STORES FIND LITTLE NEWS, BUT LOTS TO SELL
PARIS — They weren’t completely thrilled by the season, but retailers leaving here Wednesday at the end of the ready-to-wear week were satisfied that they had seen plenty of salable collections. A straw poll of buyers indicated that the favorite collections included Chanel, Emanuel Ungaro, Karl Lagerfeld, Yves Saint Laurent, Jean-Paul Gaultier, Dries Van Noten, Ann Demeulemeester and Helmut Lang, in no particular order of preference.
And American merchants said they would not lower spending this season, although many conceded that they may end up with fewer units of apparel because of the weak dollar. “The most important thing about this whole season is that there will be clothes in the store that women will want to own,” said Joseph Boitano, executive vice president of Bergdorf Goodman. “What is exciting was the movement from Milan, where we saw strict tailoring, to a more soft, feminine feeling in Paris,” said Boitano, mentioning the softer jacket at Chanel and softer hips at Mugler. Boitano noted that Vivienne Westwood’s use of brocades and printed fabrics gave an additional touch of femininity and elegance to her clothes. Bergdorf is buying Westwood’s evening collection for fall and is planning a special store presentation, although a date has not been set. “We were a bit disappointed by the Paris season. It was as if designers tried to develop cutting edge clothes not from the heart but to create publicity,” said Kalman Ruttenstein, senior vice president, fashion direction, Bloomingdale’s. “There was too much skiwear and road warrior looks. I hate to sound boring, but where is a woman going to wear them?”
Ruttenstein liked Ungaro, especially “the beautiful cut and a much lighter feeling.” He added, “I was less conscious of all the prints and colors. It’s just exactly what women want.” He also liked Lagerfeld, Chanel (“a very well-rounded collection”) and Mugler, “which was good for show business purposes.” Joan Kaner, senior vice president and fashion director of Neiman Marcus, praised Valentino and Dries Van Noten, which she may add for “more modern customers in certain cities.” In her view fashion is currently driven by fabrics, “like all the high tech materials, metallics and fake furs.” Bonnie Pressman, vice president of Barneys, said that lots of collections her store carries were strong, “especially the younger, emerging designers, with whom we have been doing good business.” She said, “It’s been a very solid week with lots of newness in design and construction.” Helmut Lang., she added, “had an excellent show with great product.”
Also praised were Van Noten, Martin Margiella and Chanel, which was “perhaps a little un-Karl and quiet,” Pressman said. “But I can see us doing a lot of business with this collection.” She emphasized that the dollar’s poor exchange rate with the French franc wasn’t a huge factor for Barneys, as most of the designers they deal with bill in lira or Belgian francs, “like Lang, who is produced in Italy.” “Resources like Chanel and YSL are already converted into dollars.
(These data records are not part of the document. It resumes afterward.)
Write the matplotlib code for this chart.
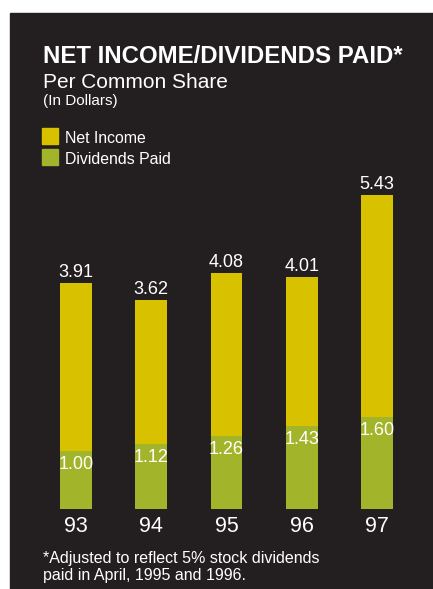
import matplotlib.pyplot as plt
from matplotlib.patches import Rectangle
from matplotlib.transforms import offset_copy

plt.rcParams["font.family"] = ["Liberation Sans", "DejaVu Sans"]

years = ["93", "94", "95", "96", "97"]
net_income = [3.91, 3.62, 4.08, 4.01, 5.43]
dividends = [1.00, 1.12, 1.26, 1.43, 1.60]

BG = "#231f20"
YELLOW = "#d8c200"
GREEN = "#a2b42a"
W, H = 433, 589

fig = plt.figure(figsize=(W / 100, H / 100), dpi=100, facecolor="white")
fig.patches.append(Rectangle((10 / W, 0), 1 - 10 / W, (H - 13) / H,
                             transform=fig.transFigure, color=BG, zorder=-5))

ax = fig.add_axes([38.4 / W, 80 / H, 376.2 / W, 346.8 / H])
ax.set_facecolor("none")
ax.set_zorder(2)
x = range(len(years))
ax.bar(x, net_income, width=0.425, color=YELLOW, zorder=2)
ax.bar(x, dividends, width=0.425, color=GREEN, zorder=3)
ax.set_xlim(-0.5, 4.5)
ax.set_ylim(0, 6)
ax.axis("off")


def shifted(dy):
    return offset_copy(ax.transData, fig, y=dy, units="points")


for i, (ni, dv, yr) in enumerate(zip(net_income, dividends, years)):
    ax.text(i, ni, f"{ni:.2f}", ha="center", va="baseline", color="white",
            fontsize=13, transform=shifted(4.3), clip_on=False)
    ax.text(i, dv, f"{dv:.2f}", ha="center", va="baseline", color="white",
            fontsize=13, transform=shifted(-13), zorder=5, clip_on=False)
    ax.text(i, 0, yr, ha="center", va="center", color="white",
            fontsize=15.5, transform=shifted(-12.5), clip_on=False)

# heading block
tx = 43 / W
fig.text(tx, 1 - 63 / H, "NET INCOME/DIVIDENDS PAID*", color="white",
         fontsize=17.3, fontweight="bold", va="baseline")
fig.text(tx, 1 - 88 / H, "Per Common Share", color="white",
         fontsize=15, va="baseline")
fig.text(tx, 1 - 105 / H, "(In Dollars)", color="white",
         fontsize=11, va="baseline")

# legend swatches
for y0, col, lab in [(128, YELLOW, "Net Income"), (149, GREEN, "Dividends Paid")]:
    fig.patches.append(Rectangle((42 / W, 1 - (y0 + 16) / H), 16 / W, 16 / H,
                                 transform=fig.transFigure, color=col))
    fig.text(65 / W, 1 - (y0 + 15) / H, lab, color="white",
             fontsize=11.4, va="baseline")

fig.text(tx, 1 - 563 / H, "*Adjusted to reflect 5% stock dividends",
         color="white", fontsize=11.5, va="baseline")
fig.text(tx, 1 - 580 / H, "paid in April, 1995 and 1996.",
         color="white", fontsize=11.5, va="baseline")

fig.savefig("out.png", dpi=100, facecolor="white")
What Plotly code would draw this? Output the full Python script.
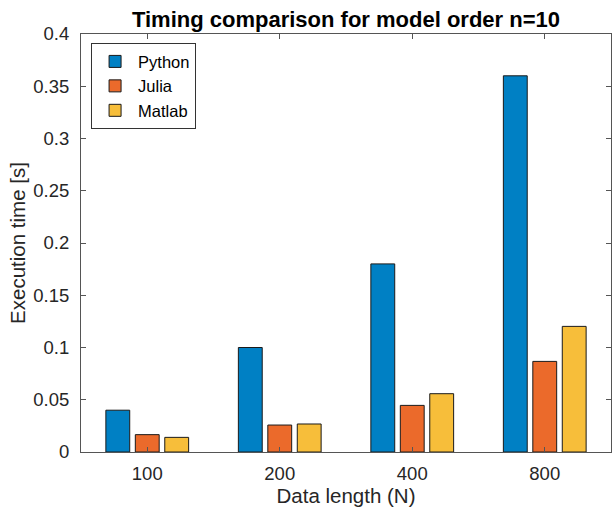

Though I suppose for some of the smaller people, we do end up buying less units.” Joan Weinstein, owner of Ultimo in Chicago, was especially enthusiastic about the new fabrics seen in the collections, such as the synthetic material used in Gaultier’s “scuba” looks. She also raved about Helmut Lang. “Every piece he did was in an interesting fabric done in a special shape,” Weinstein observed. “All the pieces can be bought separately. But they work together, so when the customer comes into the store, she can make her own statement.” John Galliano was “drama to the nth degree,” she said, noting that Ultimo did extremely well with Galliano last season.
The dollar’s rate had not shifted her buying from France to Italy, where the dollar remains strong. “We have a budget to follow, and it’s in dollars,” she said. “I am a fashion store. I don’t buy in a certain country to get a good deal.”